If you were to draw your conclusions about children's development based on the products you see marketed to them, you might presume that children are loud, brash, cacophonous creatures who prefer colors that clash, wide-eyed characters with squeaky high voices and a thick layer of glitter coating their world.
Don't get me wrong. I love glitter. But children are a bit more complicated than the bouncy, sparkly, primary-color driven ballpits that mass marketers presume them to be.
When you visit a Montessori classroom, you may be surprised at the color palette. Gone are the large-scale, full-wall murals of cartoon characters and unicorn-filled horizons. The teachers aren't wearing their "teacher sweaters," bedazzled with funny slogans or bold colors. The walls are largely unadorned, with next to nothing hung at the height of adult eyes. There is no loud music sung by costumed clowns playing in the background. Instead, the classroom furniture is stained in natural wood or painted in soft colors. The walls are neutral and bare. The teachers fade into the background, in both their dress and their demeanor. If there's music playing, it's gentle instrumentals. The physical environment, including the teachers within it, seems designed to fade away, instead of to draw the children's attention.
In a Montessori classroom, we want to support children's developing attention spans by enticing that attention to the elegant design of the didactic materials. If you scan a Montessori classroom quickly, you should notice the materials emerge against the neutral background of the shelves and walls. The beautiful, elegant lessons, each on its own tray, draw your eye. You notice the way the light catches the golden beads. You notice the crisp reflection of light through a stream of water pouring from one jug to another. The materials we want the children to attend to are at their eye level. There is little at all at the eye level of adults. Why should there be? This is not their space.
And, as it turns out, the children are comforted by it. These are not environments designed to inspire chaos, but to offer calm assurance. These are not spaces within which you will be startled by sight or sound, but instead ones in which your focus will be uninterrupted and your individual interests respected. If you want conversation, it will be available to you, but you won't be forced to answer or engage, especially if you're already absorbed in your own work. If the busy-ness of the classroom is too much for you, there will be a quiet space to which you can retreat, from which you can observe the activity of your peers until you're ready to re-engage. It turns out, these are environments in which children participate in much the same way that adults do in the environments designed for their productivity, ones that allow extended concentration without interruption, that allow for the self-regulation of one's own needs, that offer space for collaboration and space for retreat.
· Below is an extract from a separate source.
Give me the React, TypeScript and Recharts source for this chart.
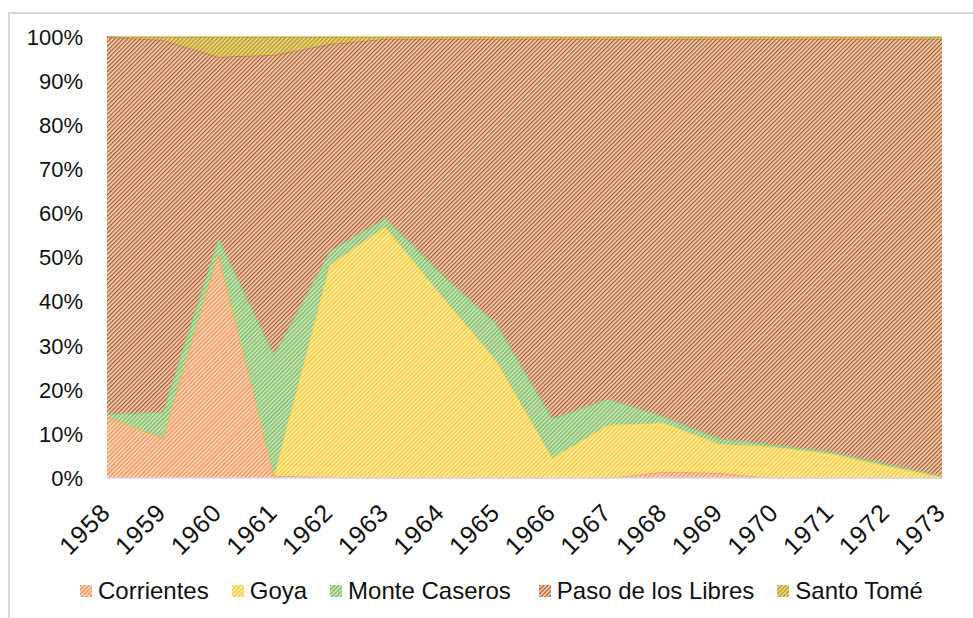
import { AreaChart, Area, XAxis, YAxis } from 'recharts';

// share of each locality per year (%)
const years = ['1958', '1959', '1960', '1961', '1962', '1963', '1964', '1965', '1966', '1967', '1968', '1969', '1970', '1971', '1972', '1973'];
const corrientes = [14, 9, 51, 0.5, 0.3, 0, 0, 0, 0, 0, 1.5, 1.2, 0, 0, 0, 0];
const goya = [0, 0, 0, 0, 48, 57, 41.5, 26.5, 4.5, 12, 11, 6.5, 7, 5.5, 2.7, 0.3];
const monteCaseros = [0.5, 6, 3.5, 27.5, 3.2, 2, 5, 8.5, 9, 6, 1.5, 1.3, 0.5, 0.5, 0.6, 0.2];
const pasoDeLosLibres = [85.5, 84.4, 41, 68, 46.9, 40.6, 53.1, 64.6, 86.1, 81.6, 85.6, 90.6, 92.1, 93.6, 96.3, 99.1];
const santoTome = [0, 0.6, 4.5, 4, 1.6, 0.4, 0.4, 0.4, 0.4, 0.4, 0.4, 0.4, 0.4, 0.4, 0.4, 0.4];
const yTicks = [0, 0.1, 0.2, 0.3, 0.4, 0.5, 0.6, 0.7, 0.8, 0.9, 1];

const series = [
  { key: 'corrientes', name: 'Corrientes', light: '#fddcc6', dark: '#f08c4c' },
  { key: 'goya', name: 'Goya', light: '#fff0b5', dark: '#ffc31f' },
  { key: 'monteCaseros', name: 'Monte Caseros', light: '#d3e9c6', dark: '#72b552' },
  { key: 'pasoDeLosLibres', name: 'Paso de los Libres', light: '#f7d6bc', dark: '#a8582a' },
  { key: 'santoTome', name: 'Santo Tomé', light: '#efdd8a', dark: '#b0921a' },
];

const data = years.map((year, i) => ({
  year,
  corrientes: corrientes[i],
  goya: goya[i],
  monteCaseros: monteCaseros[i],
  pasoDeLosLibres: pasoDeLosLibres[i],
  santoTome: santoTome[i],
}));

const font = '"Liberation Sans", Arial, Helvetica, sans-serif';

function YearTick({ x, y, payload }: any) {
  return (
    <g transform={`translate(${x + 5},${y + 28})`}>
      <text x={0} y={0} textAnchor="end" transform="rotate(-45)" fontSize={25} letterSpacing={1} fill="#111" fontFamily={font}>
        {payload.value}
      </text>
    </g>
  );
}

function Swatch({ id }: { id: string }) {
  return (
    <svg width={12} height={12} style={{ display: 'block' }}>
      <rect width={12} height={12} fill={`url(#pat-${id})`} />
    </svg>
  );
}

export default function App() {
  return (
    <div style={{ position: 'absolute', left: 0, top: 0, width: 973, height: 618, background: '#fff', fontFamily: font }}>
      <div style={{ position: 'absolute', left: 8, top: 12, width: 980, height: 620, borderTop: '2px solid #d9d9d9', borderLeft: '2px solid #d9d9d9' }} />
      <AreaChart
        width={973}
        height={618}
        data={data}
        stackOffset="expand"
        margin={{ top: 37, right: 31, left: 0, bottom: 0 }}
        style={{ position: 'absolute', left: 0, top: 0 }}
      >
        <defs>
          {series.map(s => (
            <pattern key={s.key} id={`pat-${s.key}`} patternUnits="userSpaceOnUse" width={3} height={3} patternTransform="rotate(45)">
              <rect width={3} height={3} fill={s.light} />
              <rect width={1.3} height={3} fill={s.dark} />
            </pattern>
          ))}
        </defs>
        <XAxis
          dataKey="year"
          height={140}
          tickLine={false}
          axisLine={{ stroke: '#d9d9d9', strokeWidth: 1.5 }}
          tick={<YearTick />}
          interval={0}
        />
        <YAxis
          width={107}
          domain={[0, 1]}
          ticks={yTicks}
          tickFormatter={(v: number) => `${Math.round(v * 100)}%`}
          tickLine={false}
          axisLine={false}
          tickSize={6}
          tickMargin={18}
          tick={{ fill: '#111', fontSize: 22, fontFamily: font }}
        />
        {series.map(s => (
          <Area
            key={s.key}
            type="linear"
            dataKey={s.key}
            name={s.name}
            stackId="1"
            fill={`url(#pat-${s.key})`}
            fillOpacity={1}
            stroke={s.dark}
            strokeOpacity={0.45}
            strokeWidth={2}
            isAnimationActive={false}
          />
        ))}
      </AreaChart>
      <div style={{ position: 'absolute', left: 80, top: 577, display: 'flex', alignItems: 'center', fontSize: 24, color: '#111', whiteSpace: 'nowrap' }}>
        {series.map((s, i) => (
          <div key={s.key} style={{ display: 'flex', alignItems: 'center', marginRight: i === 2 ? 28 : 23 }}>
            <Swatch id={s.key} />
            <span style={{ marginLeft: 6 }}>{s.name}</span>
          </div>
        ))}
      </div>
    </div>
  );
}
When the environment is disruptive, it is the child who is most disrupted. Instead, we want to offer the child time at his or her own pace in environments that support his or her own development, without the distraction of colors, sounds and sights that adults think are "childish." We want to protect the child's ability to attend and to wonder, by giving them spaces that draw their attention and allow them stillness and awe. Still developing the ability to concentrate without distraction (indeed- a skill many of us don't have even as adults!) children are able to focus best in spaces with fewer distractions. Still discerning whether the world is a safe place for them, children are comforted best by environments that are predictable and calm. There's a reason the symbol for peace is an olive branch: it takes a long time in undisturbed soil for olive trees to grow. Likewise, the classroom and the child need a stable climate, predictable conditions and undisturbed growth to thrive.